GIVEN DATA start

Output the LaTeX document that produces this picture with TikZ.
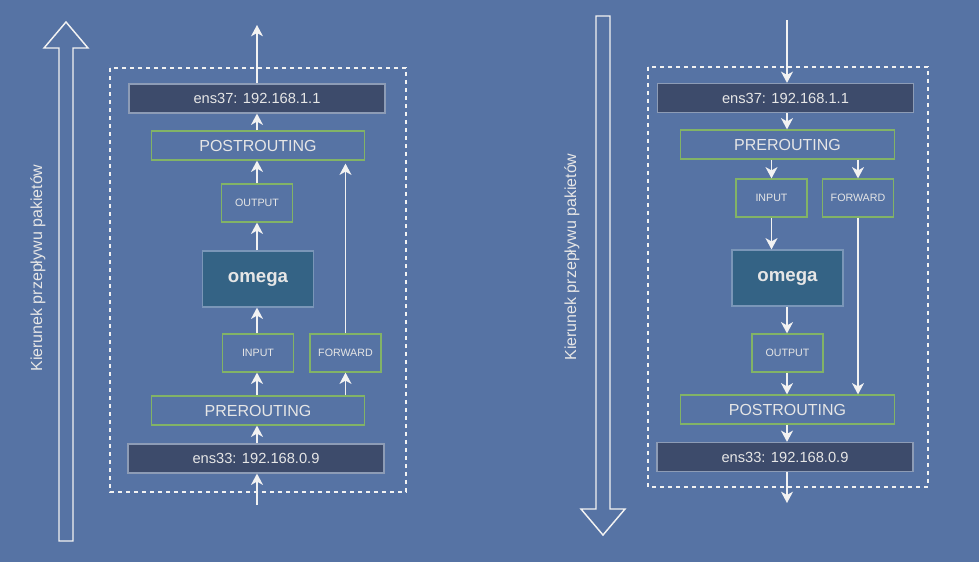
\documentclass[tikz,border=0pt]{standalone}
\usepackage{fontspec}
\setmainfont{Liberation Sans}
\usetikzlibrary{arrows.meta}

\begin{document}
\begin{tikzpicture}[x=0.75pt, y=-0.75pt,
    ifaceBox/.style={draw=ifaceBorder, fill=ifaceFill, line width=0.9pt, minimum width=192pt, minimum height=21.75pt, inner sep=0pt, text=textColour, font=\fontsize{11}{13}\selectfont},
    chainBox/.style={draw=chainBorder, line width=0.9pt, minimum width=160pt, minimum height=21.75pt, inner sep=0pt, text=textColour, font=\fontsize{12}{14}\selectfont},
    hookBox/.style={draw=chainBorder, line width=0.9pt, minimum width=53.25pt, minimum height=28.5pt, inner sep=0pt, text=textColour, font=\fontsize{8}{10}\selectfont},
    procBox/.style={draw=procBorder, fill=procFill, line width=0.9pt, minimum width=83.25pt, minimum height=42pt, inner sep=0pt, text=textColour, font=\fontsize{14}{16}\selectfont\bfseries},
    flow/.style={draw=arrowColour, line width=1.1pt, -{Stealth[length=8.5pt, width=9pt, inset=2.5pt]}},
    bigArrow/.style={draw=arrowColour, line width=1.1pt, line join=miter},
    frameBox/.style={draw=arrowColour, line width=0.9pt, dash pattern=on 3pt off 3pt},
    dirLabel/.style={rotate=90, text=textColour, font=\fontsize{12}{14}\selectfont, inner sep=0pt}]

    % Define colours
    \definecolor{bgColour}{HTML}{5673A4}
    \definecolor{ifaceFill}{HTML}{3D4B6B}
    \definecolor{ifaceBorder}{HTML}{8D9CB6}
    \definecolor{procFill}{HTML}{346385}
    \definecolor{procBorder}{HTML}{7A96B8}
    \definecolor{chainBorder}{HTML}{82B366}
    \definecolor{textColour}{HTML}{E6E6E6}
    \definecolor{arrowColour}{HTML}{F2F2F2}

    % Background
    \fill[bgColour] (0,0) rectangle (979,562);
    \useasboundingbox (0,0) rectangle (979,562);

    % Big direction arrows
    \draw[bigArrow] (59,541) -- (59,48) -- (44,48) -- (66,22) -- (88,48) -- (73,48) -- (73,541) -- cycle;
    \draw[bigArrow] (596,16) -- (610,16) -- (610,509) -- (625,509) -- (603,535) -- (581,509) -- (596,509) -- cycle;
    \node[dirLabel] (lLabel) at (38,268) {Kierunek przepływu pakietów};
    \node[dirLabel] (rLabel) at (572,257) {Kierunek przepływu pakietów};

    % Dashed frames
    \draw[frameBox] (110,68) rectangle (406,492);
    \draw[frameBox] (648,67) rectangle (928,487);

    % Left diagram (outgoing)
    \node[ifaceBox] (lEns37) at (257,98.5) {ens37: 192.168.1.1};
    \node[chainBox] (lPost) at (258,145.5) {POSTROUTING};
    \node[hookBox] (lOutput) at (257,203) {OUTPUT};
    \node[procBox] (lOmega) at (258,279) {omega};
    \node[hookBox] (lInput) at (258,353) {INPUT};
    \node[hookBox] (lForward) at (345.5,353) {FORWARD};
    \node[chainBox] (lPre) at (258,410.5) {PREROUTING};
    \node[ifaceBox] (lEns33) at (256,458.5) {ens33: 192.168.0.9};
    \coordinate (lIn) at (257,505);
    \coordinate (lOut) at (257,25);

    \draw[flow] (lIn) -- (lIn |- lEns33.south);
    \draw[flow] (lEns33.north -| lIn) -- (lPre.south -| lIn);
    \draw[flow] (lPre.north -| lIn) -- (lInput.south -| lIn);
    \draw[flow] (lInput.north -| lIn) -- (lOmega.south -| lIn);
    \draw[flow] (lOmega.north -| lIn) -- (lOutput.south -| lIn);
    \draw[flow] (lOutput.north -| lIn) -- (lPost.south -| lIn);
    \draw[flow] (lPost.north -| lIn) -- (lEns37.south -| lIn);
    \draw[flow] (lEns37.north -| lIn) -- (lOut);
    \draw[flow] (lPre.north -| lForward) -- (lForward.south);
    \draw[flow, shorten >=2.25pt] (lForward.north) -- (lPost.south -| lForward);

    % Right diagram (incoming)
    \node[ifaceBox] (rEns37) at (785.5,98) {ens37: 192.168.1.1};
    \node[chainBox] (rPre) at (787.5,144.5) {PREROUTING};
    \node[hookBox] (rInput) at (771.5,198) {INPUT};
    \node[hookBox] (rForward) at (858,198) {FORWARD};
    \node[procBox] (rOmega) at (787.5,278) {omega};
    \node[hookBox] (rOutput) at (787.5,353) {OUTPUT};
    \node[chainBox] (rPost) at (787.5,409.5) {POSTROUTING};
    \node[ifaceBox] (rEns33) at (785,457) {ens33: 192.168.0.9};
    \coordinate (rIn) at (787,20);
    \coordinate (rOut) at (787,503);

    \draw[flow] (rIn) -- (rIn |- rEns37.north);
    \draw[flow] (rEns37.south -| rIn) -- (rPre.north -| rIn);
    \draw[flow] (rPre.south -| rInput) -- (rInput.north);
    \draw[flow] (rPre.south -| rForward) -- (rForward.north);
    \draw[flow] (rInput.south) -- (rOmega.north -| rInput);
    \draw[flow] (rOmega.south -| rIn) -- (rOutput.north -| rIn);
    \draw[flow] (rOutput.south -| rIn) -- (rPost.north -| rIn);
    \draw[flow] (rForward.south) -- (rPost.north -| rForward);
    \draw[flow] (rPost.south -| rIn) -- (rEns33.north -| rIn);
    \draw[flow] (rEns33.south -| rIn) -- (rOut);

\end{tikzpicture}
\end{document}
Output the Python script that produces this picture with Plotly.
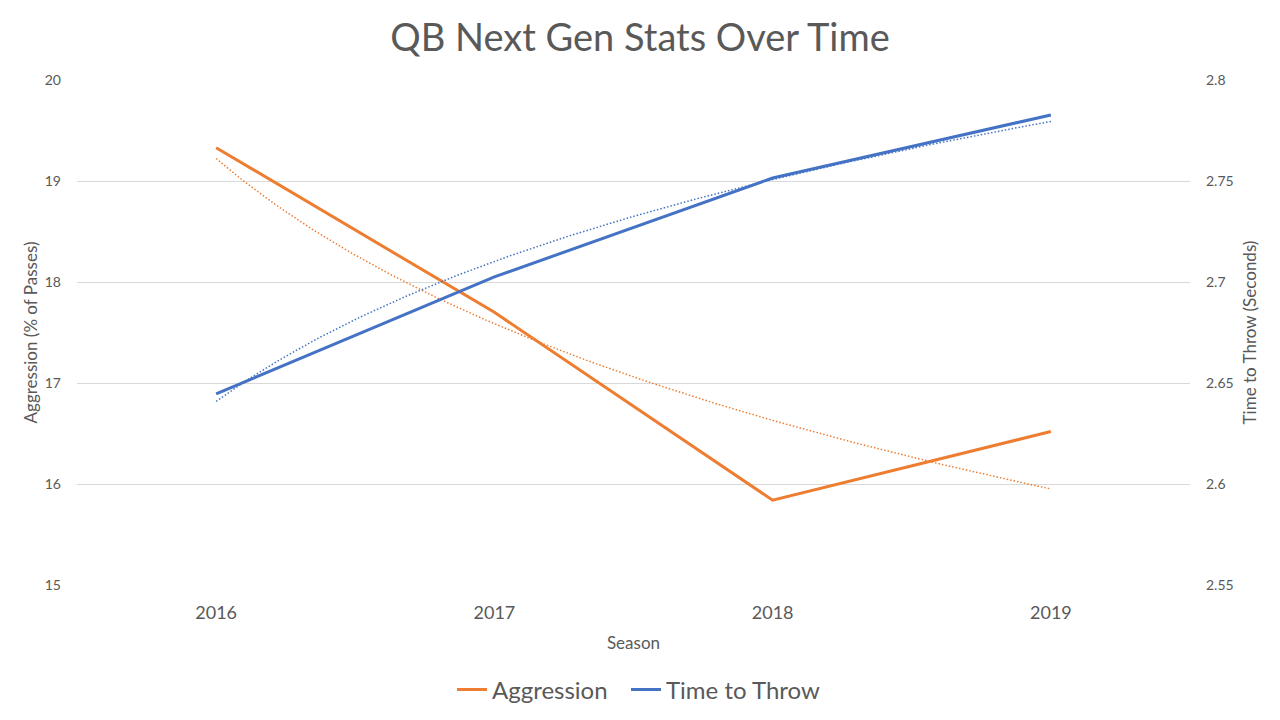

GIVEN DATA end

| WHAT YOU ARE ASKED TO DO |
Can you retype every record above exactly, leaving out the pictures?

| SOLUTION TO THE EXERCISE |
Output the LaTeX document that produces this picture with TikZ.
\documentclass[tikz,border=0pt]{standalone}
\usepackage{fontspec}
\setmainfont{Liberation Sans}
\usetikzlibrary{arrows.meta}

\begin{document}
\begin{tikzpicture}[x=0.75pt, y=-0.75pt,
    ifaceBox/.style={draw=ifaceBorder, fill=ifaceFill, line width=0.9pt, minimum width=192pt, minimum height=21.75pt, inner sep=0pt, text=textColour, font=\fontsize{11}{13}\selectfont},
    chainBox/.style={draw=chainBorder, line width=0.9pt, minimum width=160pt, minimum height=21.75pt, inner sep=0pt, text=textColour, font=\fontsize{12}{14}\selectfont},
    hookBox/.style={draw=chainBorder, line width=0.9pt, minimum width=53.25pt, minimum height=28.5pt, inner sep=0pt, text=textColour, font=\fontsize{8}{10}\selectfont},
    procBox/.style={draw=procBorder, fill=procFill, line width=0.9pt, minimum width=83.25pt, minimum height=42pt, inner sep=0pt, text=textColour, font=\fontsize{14}{16}\selectfont\bfseries},
    flow/.style={draw=arrowColour, line width=1.1pt, -{Stealth[length=8.5pt, width=9pt, inset=2.5pt]}},
    bigArrow/.style={draw=arrowColour, line width=1.1pt, line join=miter},
    frameBox/.style={draw=arrowColour, line width=0.9pt, dash pattern=on 3pt off 3pt},
    dirLabel/.style={rotate=90, text=textColour, font=\fontsize{12}{14}\selectfont, inner sep=0pt}]

    % Define colours
    \definecolor{bgColour}{HTML}{5673A4}
    \definecolor{ifaceFill}{HTML}{3D4B6B}
    \definecolor{ifaceBorder}{HTML}{8D9CB6}
    \definecolor{procFill}{HTML}{346385}
    \definecolor{procBorder}{HTML}{7A96B8}
    \definecolor{chainBorder}{HTML}{82B366}
    \definecolor{textColour}{HTML}{E6E6E6}
    \definecolor{arrowColour}{HTML}{F2F2F2}

    % Background
    \fill[bgColour] (0,0) rectangle (979,562);
    \useasboundingbox (0,0) rectangle (979,562);

    % Big direction arrows
    \draw[bigArrow] (59,541) -- (59,48) -- (44,48) -- (66,22) -- (88,48) -- (73,48) -- (73,541) -- cycle;
    \draw[bigArrow] (596,16) -- (610,16) -- (610,509) -- (625,509) -- (603,535) -- (581,509) -- (596,509) -- cycle;
    \node[dirLabel] (lLabel) at (38,268) {Kierunek przepływu pakietów};
    \node[dirLabel] (rLabel) at (572,257) {Kierunek przepływu pakietów};

    % Dashed frames
    \draw[frameBox] (110,68) rectangle (406,492);
    \draw[frameBox] (648,67) rectangle (928,487);

    % Left diagram (outgoing)
    \node[ifaceBox] (lEns37) at (257,98.5) {ens37: 192.168.1.1};
    \node[chainBox] (lPost) at (258,145.5) {POSTROUTING};
    \node[hookBox] (lOutput) at (257,203) {OUTPUT};
    \node[procBox] (lOmega) at (258,279) {omega};
    \node[hookBox] (lInput) at (258,353) {INPUT};
    \node[hookBox] (lForward) at (345.5,353) {FORWARD};
    \node[chainBox] (lPre) at (258,410.5) {PREROUTING};
    \node[ifaceBox] (lEns33) at (256,458.5) {ens33: 192.168.0.9};
    \coordinate (lIn) at (257,505);
    \coordinate (lOut) at (257,25);

    \draw[flow] (lIn) -- (lIn |- lEns33.south);
    \draw[flow] (lEns33.north -| lIn) -- (lPre.south -| lIn);
    \draw[flow] (lPre.north -| lIn) -- (lInput.south -| lIn);
    \draw[flow] (lInput.north -| lIn) -- (lOmega.south -| lIn);
    \draw[flow] (lOmega.north -| lIn) -- (lOutput.south -| lIn);
    \draw[flow] (lOutput.north -| lIn) -- (lPost.south -| lIn);
    \draw[flow] (lPost.north -| lIn) -- (lEns37.south -| lIn);
    \draw[flow] (lEns37.north -| lIn) -- (lOut);
    \draw[flow] (lPre.north -| lForward) -- (lForward.south);
    \draw[flow, shorten >=2.25pt] (lForward.north) -- (lPost.south -| lForward);

    % Right diagram (incoming)
    \node[ifaceBox] (rEns37) at (785.5,98) {ens37: 192.168.1.1};
    \node[chainBox] (rPre) at (787.5,144.5) {PREROUTING};
    \node[hookBox] (rInput) at (771.5,198) {INPUT};
    \node[hookBox] (rForward) at (858,198) {FORWARD};
    \node[procBox] (rOmega) at (787.5,278) {omega};
    \node[hookBox] (rOutput) at (787.5,353) {OUTPUT};
    \node[chainBox] (rPost) at (787.5,409.5) {POSTROUTING};
    \node[ifaceBox] (rEns33) at (785,457) {ens33: 192.168.0.9};
    \coordinate (rIn) at (787,20);
    \coordinate (rOut) at (787,503);

    \draw[flow] (rIn) -- (rIn |- rEns37.north);
    \draw[flow] (rEns37.south -| rIn) -- (rPre.north -| rIn);
    \draw[flow] (rPre.south -| rInput) -- (rInput.north);
    \draw[flow] (rPre.south -| rForward) -- (rForward.north);
    \draw[flow] (rInput.south) -- (rOmega.north -| rInput);
    \draw[flow] (rOmega.south -| rIn) -- (rOutput.north -| rIn);
    \draw[flow] (rOutput.south -| rIn) -- (rPost.north -| rIn);
    \draw[flow] (rForward.south) -- (rPost.north -| rForward);
    \draw[flow] (rPost.south -| rIn) -- (rEns33.north -| rIn);
    \draw[flow] (rEns33.south -| rIn) -- (rOut);

\end{tikzpicture}
\end{document}
Output the Python script that produces this picture with Plotly.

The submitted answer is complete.